Current retirement ages

In many Asian economies, different rules apply to different components of the overall retirement-income package. The normal retirement age reflects the age of eligibility to all schemes combined without penalty after a full career from age 22. Therefore, where normal retirement ages differ across pension schemes the maximum across schemes defines the normal retirement age of the country. The exception for this rule are targeted schemes which may not apply to full career workers at low earnings levels.

Table 1.4 shows the rules for both normal and early retirement for mandatory pension schemes. “Normal” retirement is defined as receiving a full pension without penalties. In some schemes, a pension can be claimed earlier, from the “early” retirement age onwards, implying benefit penalties that adjust for the longer retirement spell. The indicated ages are theoretical, applying to a person entering the labour force at age 22 and working without interruption.

A very early pension withdrawal is often only possible in occupational pension plans, like in Australia and France at age 55, for OECD countries. In the Asian economies, it is possible to retire early at age 50 in Malaysia under the FDC scheme. The non-occupational public schemes in both Korea and Lithuania allow receiving benefits before age 60. In the FDC schemes of Chile, Colombia and Mexico and the DB scheme in the Slovak Republic, early retirement requires that the pension entitlements exceed a floor that is a proxy for the subsistence level. In the Slovak Republic, this is only possible within two years to the normal retirement age while no age condition apply in Chile, Colombia and Mexico.

In general, most DB and points schemes specify an early retirement age next to the normal retirement age. Public DB or points schemes typically allow withdrawing a pension between 2 and 5 years earlier than the normal retirement age. In Greece and Luxembourg, the early and normal retirement ages coincide for the case of an uninterrupted career from age 22.

Only in Austria (for women), Costa Rica, Hungary, Republic of Türkiye and the United Kingdom do DB schemes currently not include an early-retirement option. Basic pensions and targeted schemes often exclude such a possibility as well. Exceptions are found where the public pension consists of both a basic and a DB component, like in the Czech Republic and Japan.

For comparison across countries, it is assumed that all pension pots within DC schemes are annuitised, even if this is not the case in practice. Then there is an automatic actuarial adjustment to the remaining life expectancy at the point of initial claim.

In many OECD countries, different normal retirement ages apply to different components of the overall retirement-income package. In particular, in those countries where targeted schemes have a higher eligibility age than the earnings-related scheme, the age of pension benefit withdrawal may in practice differ across earnings levels – individuals with high earnings-related pensions might afford to retire before having access to first-tier components. Pension schemes in 4 Asian economies still specify normal retirement ages by gender setting a lower age for women than for men.

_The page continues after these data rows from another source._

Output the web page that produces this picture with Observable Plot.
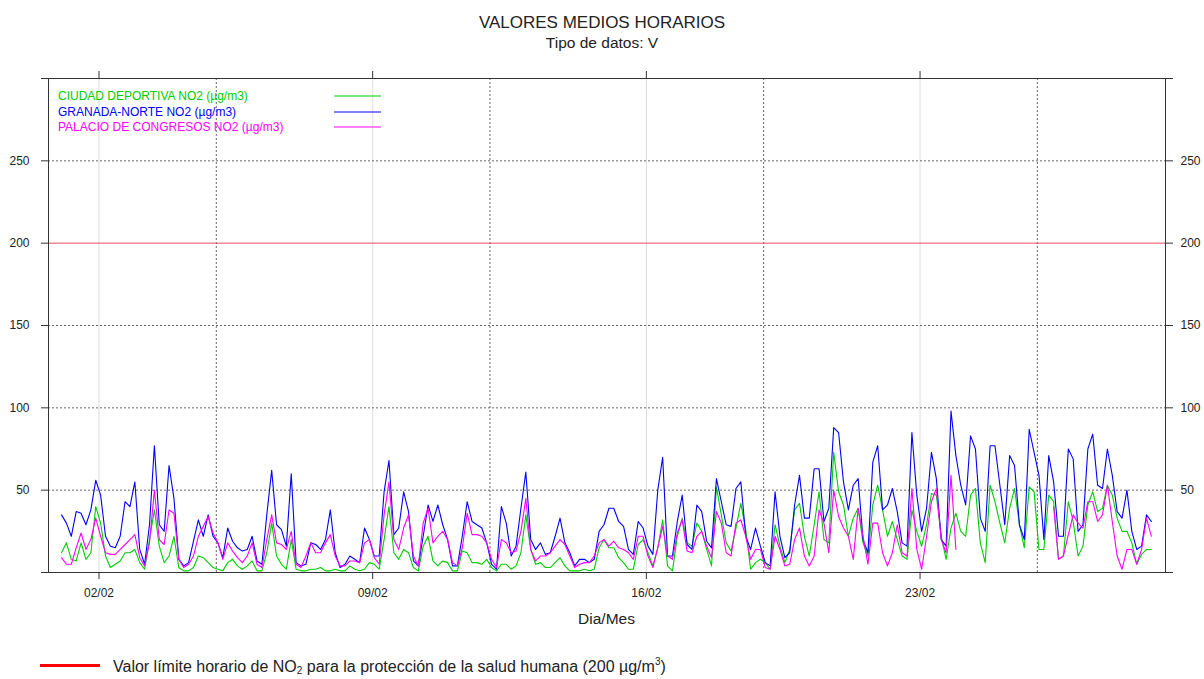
<!DOCTYPE html>
<html>
<head>
<meta charset="utf-8">
<script src="https://cdn.jsdelivr.net/npm/d3@7"></script>
<script src="https://cdn.jsdelivr.net/npm/@observablehq/plot@0.6"></script>
<style>
  body { margin: 0; background: #fff; }
  #wrap { position: relative; width: 1204px; height: 679px; font-family: "Liberation Sans", Arial, sans-serif; color: #222; overflow: hidden; }
  .abs { position: absolute; }
  #title { top: 13px; left: 0; width: 1204px; text-align: center; font-size: 17px; line-height: 20px; }
  #subtitle { top: 34px; left: 0; width: 1204px; text-align: center; font-size: 15.5px; line-height: 17px; }
  #chart { top: 52px; left: 0; }
  #legend { top: 88px; left: 58px; width: 340px; height: 50px; font-size: 12px; }
  #legend .row { position: absolute; left: 0; width: 330px; height: 16px; line-height: 16px; white-space: nowrap; }
  #legend svg { position: absolute; left: 276px; top: 6px; }
  #xlabel { top: 610px; left: 48px; width: 1117px; text-align: center; font-size: 15.5px; line-height: 18px; color: #222; }
  #footer { top: 654px; left: 40px; width: 1100px; height: 24px; font-size: 16px; line-height: 20px; white-space: nowrap; color: #222; }
  #footer .line { position: absolute; left: 0; top: 10px; width: 60px; height: 3px; background: #ff0000; }
  #footer .txt { position: absolute; left: 73px; top: 3px; }
  sub, sup { font-size: 10px; line-height: 0; }
  sub { vertical-align: -2px; }
  sup { vertical-align: 7px; }
</style>
</head>
<body>
<div id="wrap">
  <div id="title" class="abs">VALORES MEDIOS HORARIOS</div>
  <div id="subtitle" class="abs">Tipo de datos: V</div>
  <div id="chart" class="abs"></div>
  <div id="legend" class="abs"></div>
  <div id="xlabel" class="abs">Dia/Mes</div>
  <div id="footer" class="abs"><span class="line"></span><span class="txt">Valor límite horario de NO<sub>2</sub> para la protección de la salud humana (200 µg/m<sup>3</sup>)</span></div>
</div>
<script>
// ---- DATA (hourly means read every 3 hours, starting 01/02 01:00) ----
const startTime = Date.UTC(2024, 1, 1, 1);
const stepHours = 3;

const seriesNames = [
  "CIUDAD DEPORTIVA NO2 (µg/m3)",
  "GRANADA-NORTE NO2 (µg/m3)",
  "PALACIO DE CONGRESOS NO2 (µg/m3)"
];
const seriesColors = ["#00cd00", "#0000ff", "#ff00ff"];

const ciudadDeportiva = [
  12,18,8,7,18,8,12,40,30,10,3,5,7,12,12,14,6,2,20,38,16,6,10,22,3,1,
  1,3,10,9,6,3,2,1,6,8,4,2,4,7,1,1,12,30,10,5,2,20,2,1,1,2,2,3,1,
  1,2,1,1,4,2,1,2,6,5,2,20,40,12,8,14,12,3,1,16,22,7,4,7,6,1,1,13,
  12,6,6,5,8,3,1,5,5,2,4,12,35,14,5,6,3,3,6,9,4,1,1,1,2,1,2,15,20,
  15,15,9,6,2,2,17,20,12,4,15,32,4,1,22,33,18,16,30,25,14,4,52,35,18,13,27,42,26,
  2,6,8,6,2,29,16,6,14,38,42,22,10,29,49,20,18,73,49,41,22,33,39,18,10,41,53,38,
  22,31,20,10,8,38,25,16,29,48,47,22,8,27,36,25,22,47,51,18,6,53,43,30,18,39,51,29,15,
  52,49,14,14,47,43,8,10,43,31,10,16,41,49,37,39,53,47,33,25,25,18,5,11,14,14
];

const granadaNorte = [
  35,30,22,37,36,29,38,56,47,22,16,15,22,43,40,55,14,5,29,77,29,25,65,45,8,4,
  6,19,32,22,35,22,18,9,27,19,15,13,14,22,7,5,35,62,29,26,16,60,6,4,5,18,17,14,20,
  38,12,3,5,10,8,6,27,20,10,10,49,68,23,27,49,37,7,4,22,41,31,41,29,20,4,4,22,
  43,31,29,27,18,5,2,40,30,10,16,39,61,20,14,18,11,12,22,33,18,12,4,8,8,6,8,25,29,
  39,39,31,28,14,11,31,27,16,11,50,70,10,10,31,47,17,14,41,37,19,15,57,43,29,28,51,55,22,
  14,27,16,6,4,49,22,9,12,41,59,33,33,63,63,31,39,88,85,55,38,53,57,20,12,67,77,38,
  41,51,37,18,16,85,47,25,39,73,57,20,16,98,71,53,41,83,75,33,25,77,77,53,29,71,65,29,20,
  87,73,59,20,71,55,22,22,75,69,25,29,75,84,53,51,75,59,37,33,50,25,14,16,35,31
];

const palacioCongresos = [
  9,5,5,15,24,14,20,33,22,12,11,11,14,17,20,23,9,4,18,50,20,17,38,36,8,3,
  5,10,22,28,34,24,18,8,18,13,9,6,10,18,5,3,20,35,18,17,14,25,5,3,10,18,12,12,18,
  23,10,4,4,7,7,6,18,20,9,5,35,55,20,14,27,35,10,4,30,39,18,22,25,20,6,4,15,
  36,23,23,22,18,8,3,20,18,12,13,25,45,14,7,10,10,12,16,20,17,10,3,5,6,6,10,18,20,
  16,19,15,14,12,8,22,22,10,3,15,28,10,8,24,32,13,12,22,25,16,9,37,30,12,10,30,32,22,
  8,14,14,3,2,22,14,4,5,20,27,10,4,10,38,30,12,50,34,27,22,8,39,22,5,30,30,12,
  4,12,29,12,10,51,14,2,22,43,51,20,12,59,14,
  null,null,null,null,null,null,null,null,null,null,null,null,null,null,
  null,null,null,null,null,
  40,8,10,23,35,30,27,43,43,31,35,53,31,10,2,14,14,5,14,33,22
];

const limitValue = [200];
const yGridValues = [50, 100, 150, 250];
const yTickValues = [0, 50, 100, 150, 200, 250, 300];
const xLabelDays = ["2024-02-02", "2024-02-09", "2024-02-16", "2024-02-23"];
const xDottedDays = ["2024-02-05", "2024-02-12", "2024-02-19", "2024-02-26"];
const xDomain = ["2024-01-31T17:00Z", "2024-02-29T06:40Z"];
const yDomain = [0, 300];

// ---- BUILD ----
const toRows = (vals) => vals.map((v, i) => ({date: new Date(startTime + i * stepHours * 3600e3), v}));
const seriesValues = [ciudadDeportiva, granadaNorte, palacioCongresos];
const labelDates = xLabelDays.map(d => new Date(d + "T00:00Z"));
const dottedDates = xDottedDays.map(d => new Date(d + "T00:00Z"));
const fmt = d3.utcFormat("%d/%m");
const yFmt = d => (d === 0 || d === 300) ? "" : String(d);

const chart = Plot.plot({
  width: 1204,
  height: 560,
  marginTop: 26,
  marginBottom: 40,
  marginLeft: 48,
  marginRight: 39,
  style: {fontFamily: "'Liberation Sans', Arial, sans-serif", fontSize: "12px", color: "#222", background: "#fff"},
  x: {type: "utc", domain: xDomain.map(d => new Date(d))},
  y: {domain: yDomain},
  marks: [
    Plot.ruleX(labelDates, {stroke: "#dcdcdc", strokeWidth: 1}),
    Plot.ruleX(dottedDates, {stroke: "#666", strokeDasharray: "2,2", strokeWidth: 1}),
    Plot.ruleY(yGridValues, {stroke: "#666", strokeDasharray: "2,2", strokeWidth: 1}),
    Plot.ruleY(limitValue, {stroke: "#e8505a", strokeWidth: 1}),
    ...seriesValues.map((vals, k) => Plot.lineY(toRows(vals), {x: "date", y: "v", stroke: seriesColors[k], strokeWidth: 1.1, curve: "linear"})),
    Plot.frame({stroke: "#333", strokeWidth: 1}),
    Plot.axisX({anchor: "bottom", ticks: labelDates, tickFormat: fmt, tickSize: 7, tickPadding: 9, label: null, stroke: "#333"}),
    Plot.axisX({anchor: "top", ticks: labelDates, tickFormat: () => "", tickSize: 8, label: null, stroke: "#333"}),
    Plot.axisY({anchor: "left", ticks: yTickValues, tickFormat: yFmt, tickSize: 7, tickPadding: 12, label: null, stroke: "#333"}),
    Plot.axisY({anchor: "right", ticks: yTickValues, tickFormat: yFmt, tickSize: 7, tickPadding: 8, label: null, stroke: "#333"})
  ]
});
document.getElementById("chart").appendChild(chart);

// ---- LEGEND ----
const legend = document.getElementById("legend");
const svgNS = "http://www.w3.org/2000/svg";
seriesNames.forEach((name, k) => {
  const row = document.createElement("div");
  row.className = "row";
  row.style.top = Math.round(k * 15.6) + "px";
  row.style.color = seriesColors[k];
  row.textContent = name;
  const sw = document.createElementNS(svgNS, "svg");
  sw.setAttribute("width", "48");
  sw.setAttribute("height", "4");
  const ln = document.createElementNS(svgNS, "line");
  ln.setAttribute("x1", "0"); ln.setAttribute("x2", "47");
  ln.setAttribute("y1", "2"); ln.setAttribute("y2", "2");
  ln.setAttribute("stroke", seriesColors[k]);
  ln.setAttribute("stroke-width", "1.2");
  sw.appendChild(ln);
  row.appendChild(sw);
  legend.appendChild(row);
});
</script>
</body>
</html>
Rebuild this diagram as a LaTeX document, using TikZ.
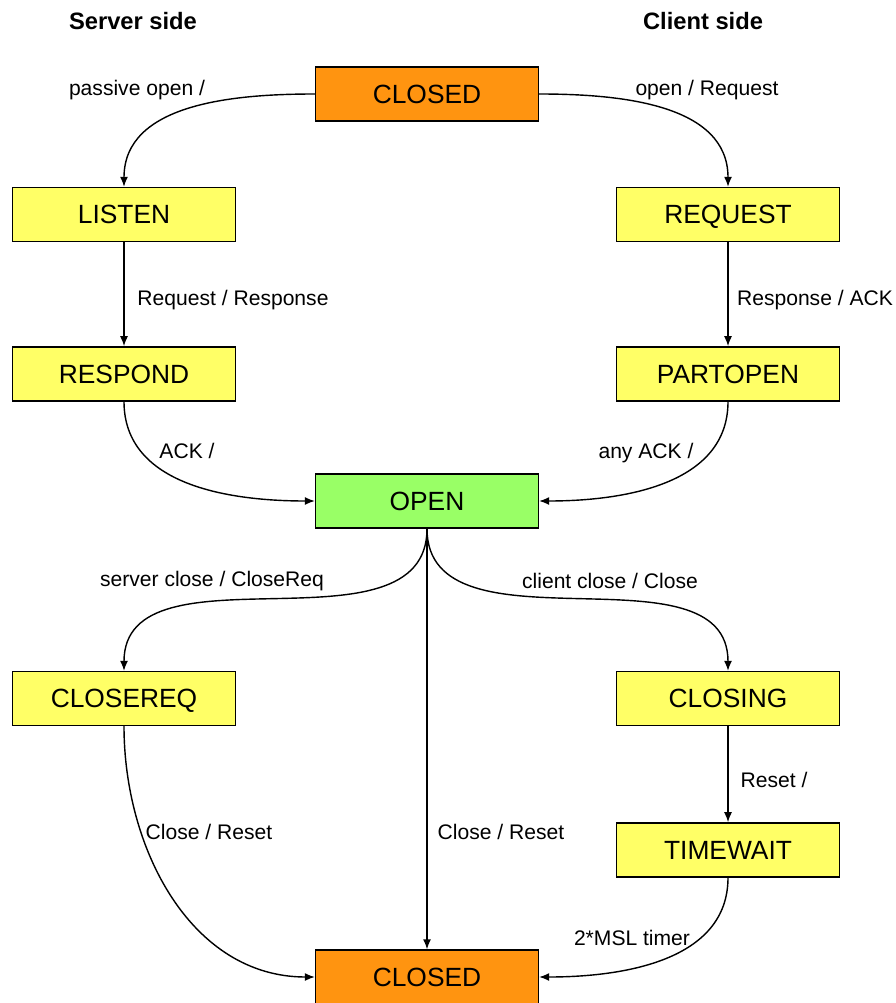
\documentclass[tikz,border=0pt]{standalone}
\usepackage{fontspec}
\setmainfont{Liberation Sans}
\usepackage{xcolor}
\usetikzlibrary{arrows.meta,positioning}

\definecolor{closedfill}{HTML}{FF9410}
\definecolor{statefill}{HTML}{FFFF66}
\definecolor{openfill}{HTML}{99FF66}

\begin{document}
\begin{tikzpicture}[
  x=0.02cm, y=-0.02cm,
  node distance=2.08cm and 4mm,
  state/.style={draw, line width=0.8pt, minimum width=4.46cm, minimum height=1.08cm, inner sep=0pt, text height=10.5pt, text depth=0pt, fill=statefill, font=\fontsize{15}{17}\selectfont},
  closedbox/.style={state, fill=closedfill},
  openbox/.style={state, fill=openfill},
  lbl/.style={font=\fontsize{12}{14}\selectfont, inner sep=1pt, text height=8.5pt, text depth=2.5pt},
  side/.style={font=\bfseries\fontsize{13.5}{15}\selectfont},
  arrow/.style={-{Latex[length=2mm,width=1.6mm]}, line width=0.8pt}
]
\useasboundingbox (0,0) rectangle (895,1003);

\node[side] (server) at (133,21) {Server side};
\node[side] (client) at (703,21) {Client side};

\node[closedbox] (closedtop) at (427,94) {CLOSED};
\node[state] (listen) at (124,214.5) {LISTEN};
\node[state] (request) at (728,214.5) {REQUEST};
\node[state, below=of listen] (respond) {RESPOND};
\node[state, below=of request] (partopen) {PARTOPEN};
\node[openbox] (open) at (427,501) {OPEN};
\node[state] (closereq) at (124,698.5) {CLOSEREQ};
\node[state] (closing) at (728,698.5) {CLOSING};
\node[state, below=1.92cm of closing] (timewait) {TIMEWAIT};
\node[closedbox] (closedbot) at (427,977) {CLOSED};

% labels
\node[lbl] (l1) at (137,90) {passive open /};
\node[lbl] (l2) at (707,90) {open / Request};
\node[lbl] (l3) at (233,300) {Request / Response};
\node[lbl] (l4) at (815,300) {Response / ACK};
\node[lbl] (l5) at (187,453) {ACK /};
\node[lbl] (l6) at (646,453) {any ACK /};
\node[lbl] (l7) at (212,581) {server close / CloseReq};
\node[lbl] (l8) at (610,583) {client close / Close};
\node[lbl] (l9) at (209,834) {Close / Reset};
\node[lbl] (l10) at (501,834) {Close / Reset};
\node[lbl] (l11) at (774,782) {Reset /};
\node[lbl] (l12) at (632,940) {2*MSL timer};

\draw[arrow] (closedtop.west) to[out=180,in=90] (listen.north);
\draw[arrow] (closedtop.east) to[out=0,in=90] (request.north);
\draw[arrow] (listen) -- (respond);
\draw[arrow] (request) -- (partopen);
\draw[arrow] (respond.south) to[out=-90,in=180] (open.west);
\draw[arrow] (partopen.south) to[out=-90,in=0] (open.east);
\draw[arrow] (open.south) to[out=-90,in=90] (closereq.north);
\draw[arrow] (open.south) to[out=-90,in=90] (closing.north);
\draw[arrow] (open) -- (closedbot);
\draw[arrow] (closereq.south) to[out=-90,in=180] (closedbot.west);
\draw[arrow] (closing) -- (timewait);
\draw[arrow] (timewait.south) to[out=-90,in=0] (closedbot.east);
\end{tikzpicture}
\end{document}
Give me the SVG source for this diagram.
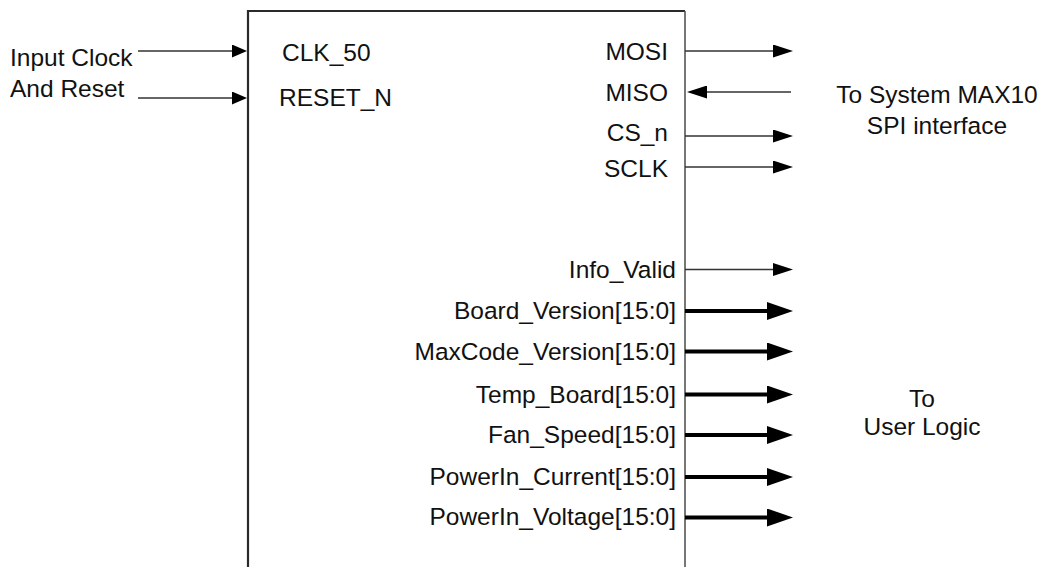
<svg xmlns="http://www.w3.org/2000/svg" width="1044" height="567" viewBox="0 0 1044 567">
  <style>
    text { font-family: "Liberation Sans", Arial, sans-serif; font-size: 24.5px; fill: #111; }
    .r { text-anchor: end; }
    .c { text-anchor: middle; }
    .thin { stroke: #333; stroke-width: 1.6; fill: none; }
    .thick { stroke: #000; stroke-width: 4; fill: none; }
  </style>
  <defs>
    <marker id="ah-thin" markerUnits="userSpaceOnUse" markerWidth="20" markerHeight="13" refX="10" refY="6.5" orient="auto" viewBox="0 0 20 13">
      <path d="M0,0 L20,6.5 L0,13 Z" fill="#000"/>
    </marker>
    <marker id="ah-in" markerUnits="userSpaceOnUse" markerWidth="15" markerHeight="13" refX="7" refY="6.5" orient="auto" viewBox="0 0 15 13">
      <path d="M0,0 L15,6.5 L0,13 Z" fill="#000"/>
    </marker>
    <marker id="ah-thick" markerUnits="userSpaceOnUse" markerWidth="26" markerHeight="18" refX="8" refY="9" orient="auto" viewBox="0 0 26 18">
      <path d="M0,0 L26,9 L0,18 Z" fill="#000"/>
    </marker>
  </defs>
  <rect width="1044" height="567" fill="#fff"/>

  <g id="block">
    <path d="M248,567 V11 H685" fill="none" stroke="#2a2a2a" stroke-width="2.2"/>
    <path d="M685,11 V567" fill="none" stroke="#555" stroke-width="1.6"/>
    <text x="282" y="61">CLK_50</text>
    <text x="279" y="106">RESET_N</text>
    <text class="r" x="668" y="60">MOSI</text>
    <text class="r" x="668" y="101">MISO</text>
    <text class="r" x="668" y="141">CS_n</text>
    <text class="r" x="668" y="177">SCLK</text>
    <text class="r" x="676" y="278">Info_Valid</text>
    <text class="r" x="676" y="319">Board_Version[15:0]</text>
    <text class="r" x="676" y="360">MaxCode_Version[15:0]</text>
    <text class="r" x="676" y="403">Temp_Board[15:0]</text>
    <text class="r" x="676" y="443">Fan_Speed[15:0]</text>
    <text class="r" x="676" y="485">PowerIn_Current[15:0]</text>
    <text class="r" x="676" y="525">PowerIn_Voltage[15:0]</text>
  </g>

  <g id="input-label">
    <text x="10" y="66">Input Clock</text>
    <text x="10" y="97">And Reset</text>
  </g>

  <g id="spi-label">
    <text class="c" x="937" y="103">To System MAX10</text>
    <text class="c" x="937" y="134">SPI interface</text>
  </g>

  <g id="user-logic-label">
    <text class="c" x="922" y="407">To</text>
    <text class="c" x="922" y="435">User Logic</text>
  </g>

  <g id="connectors">
    <line class="thin" x1="138" y1="51" x2="239" y2="51" marker-end="url(#ah-in)"/>
    <line class="thin" x1="138" y1="98" x2="239" y2="98" marker-end="url(#ah-in)"/>
    <line class="thin" x1="685" y1="51" x2="783" y2="51" marker-end="url(#ah-thin)"/>
    <line class="thin" x1="791" y1="92" x2="697" y2="92" marker-end="url(#ah-thin)"/>
    <line class="thin" x1="685" y1="136" x2="783" y2="136" marker-end="url(#ah-thin)"/>
    <line class="thin" x1="685" y1="167" x2="783" y2="167" marker-end="url(#ah-thin)"/>
    <line class="thin" x1="685" y1="269.5" x2="783" y2="269.5" marker-end="url(#ah-thin)"/>
    <line class="thick" x1="685" y1="311" x2="775" y2="311" marker-end="url(#ah-thick)"/>
    <line class="thick" x1="685" y1="351.5" x2="775" y2="351.5" marker-end="url(#ah-thick)"/>
    <line class="thick" x1="685" y1="394.5" x2="775" y2="394.5" marker-end="url(#ah-thick)"/>
    <line class="thick" x1="685" y1="435" x2="775" y2="435" marker-end="url(#ah-thick)"/>
    <line class="thick" x1="685" y1="477" x2="775" y2="477" marker-end="url(#ah-thick)"/>
    <line class="thick" x1="685" y1="517.5" x2="775" y2="517.5" marker-end="url(#ah-thick)"/>
  </g>
</svg>
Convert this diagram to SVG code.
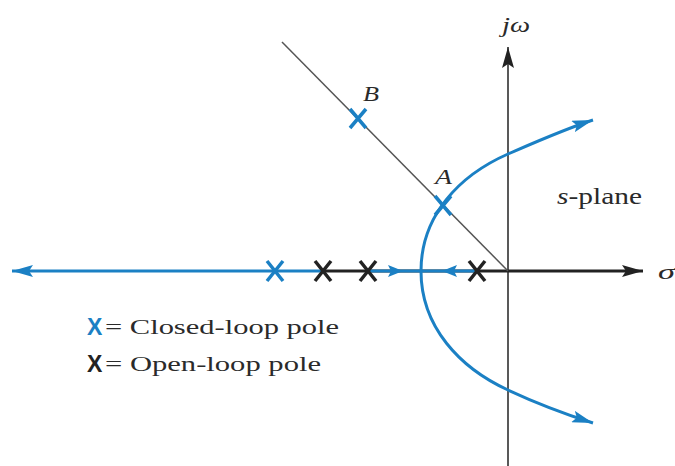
<svg xmlns="http://www.w3.org/2000/svg" width="675" height="466" viewBox="0 0 675 466">
<style>
.ax{stroke:#222;fill:none}
.loc{stroke:#1b80c4;fill:none;stroke-width:3}
.xb{stroke:#1b80c4;stroke-width:3.5;fill:none}
.xk{stroke:#222;stroke-width:3.5;fill:none}
.lab{font-family:"Liberation Serif",serif;fill:#2a2a2a}
.it{font-style:italic}
.sym{font-family:"Liberation Sans",sans-serif;font-weight:bold}
</style>
<defs>
<marker id="ab" viewBox="0 0 21 12" refX="21" refY="6" markerWidth="21" markerHeight="12" markerUnits="userSpaceOnUse" orient="auto">
<path d="M0,0 L21,6 L0,12 L4,6 z" fill="#1b80c4"/>
</marker>
<marker id="ak" viewBox="0 0 21 12" refX="21" refY="6" markerWidth="21" markerHeight="12" markerUnits="userSpaceOnUse" orient="auto">
<path d="M0,0 L21,6 L0,12 L4,6 z" fill="#222"/>
</marker>
</defs>
<g id="connectors">
<path class="ax" stroke-width="1.5" d="M508,466 L508,47" marker-end="url(#ak)"/>
<path class="ax" stroke-width="3" d="M322,271 L643,271" marker-end="url(#ak)"/>
<path d="M282,42 L508,271" stroke="#555" stroke-width="1.5" fill="none"/>
<path class="loc" d="M322,271 L12,271" marker-end="url(#ab)"/>
<path class="loc" d="M368,271 L478,271"/>
<path d="M388,265 L403,271 L388,277 L391,271 z" fill="#1b80c4"/>
<path d="M457,265 L442,271 L457,277 L454,271 z" fill="#1b80c4"/>
<path class="loc" d="M421,271 C421,215 460,175 508,154 C538,141 565,129 593,120" marker-end="url(#ab)"/>
<path class="loc" d="M421,271 C421,327 460,368 508,390 C538,404 565,414 593,423" marker-end="url(#ab)"/>
</g>
<g id="poleB"><path class="xb" d="M350,109 L366,128 M366,109 L350,128"/></g>
<g id="poleA"><path class="xb" d="M435,196 L451,215 M451,196 L435,215"/></g>
<g id="pole1"><path class="xb" d="M267,261 L283,281 M283,261 L267,281"/></g>
<g id="pole2"><path class="xk" d="M315,261 L331,281 M331,261 L315,281"/></g>
<g id="pole3"><path class="xk" d="M360,261 L376,281 M376,261 L360,281"/></g>
<g id="pole4"><path class="xk" d="M469,261 L485,281 M485,261 L469,281"/></g>
<g id="labels">
<text class="lab it" x="502" y="32" font-size="22" textLength="28" lengthAdjust="spacingAndGlyphs">jω</text>
<text class="lab it" x="658" y="279" font-size="22" textLength="17" lengthAdjust="spacingAndGlyphs">σ</text>
<text class="lab it" x="363" y="101" font-size="21" textLength="16" lengthAdjust="spacingAndGlyphs">B</text>
<text class="lab it" x="435" y="184" font-size="21" textLength="17" lengthAdjust="spacingAndGlyphs">A</text>
<text class="lab" x="557" y="204" font-size="23" textLength="85" lengthAdjust="spacingAndGlyphs"><tspan class="it">s</tspan>-plane</text>
</g>
<g id="legend">
<text class="sym" x="87" y="335" font-size="23" fill="#1b80c4">X</text>
<text class="lab" x="105" y="334" font-size="22" textLength="234" lengthAdjust="spacingAndGlyphs">= Closed-loop pole</text>
<text class="sym" x="87" y="372" font-size="23" fill="#222">X</text>
<text class="lab" x="105" y="371" font-size="22" textLength="216" lengthAdjust="spacingAndGlyphs">= Open-loop pole</text>
</g>
</svg>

The OECD defines the normal retirement age in a given country as the age of eligibility of all schemes combined without penalty, based on a full career after labour market entry at age 22. However, at retirement not all of the different components actually apply. For example, men and women in Malaysia, are eligible for the defined contribution component at age 55 but they are not eligible to the targeted pension before age 60. As they would be ineligible for the targeted scheme at age 60 with a full career their normal retirement age is therefore age 55 in 2020 (Figure 1.4).

In 2020, the OECD average normal retirement age was equal to 64.2 years for men and 63.4 years for women. For the Asian economies it was much lower at 59.5 years for men and 57.7 years for women. It ranges from a low of 50 for women in Sri Lanka and 55 for men in Malaysia, Thailand and Sri Lanka to 65 in Hong Kong (China), the Philippines and Singapore for both men and women. The largest gender difference of 5 years are in China, Pakistan, Sri Lanka and Viet Nam (Figure 1.4).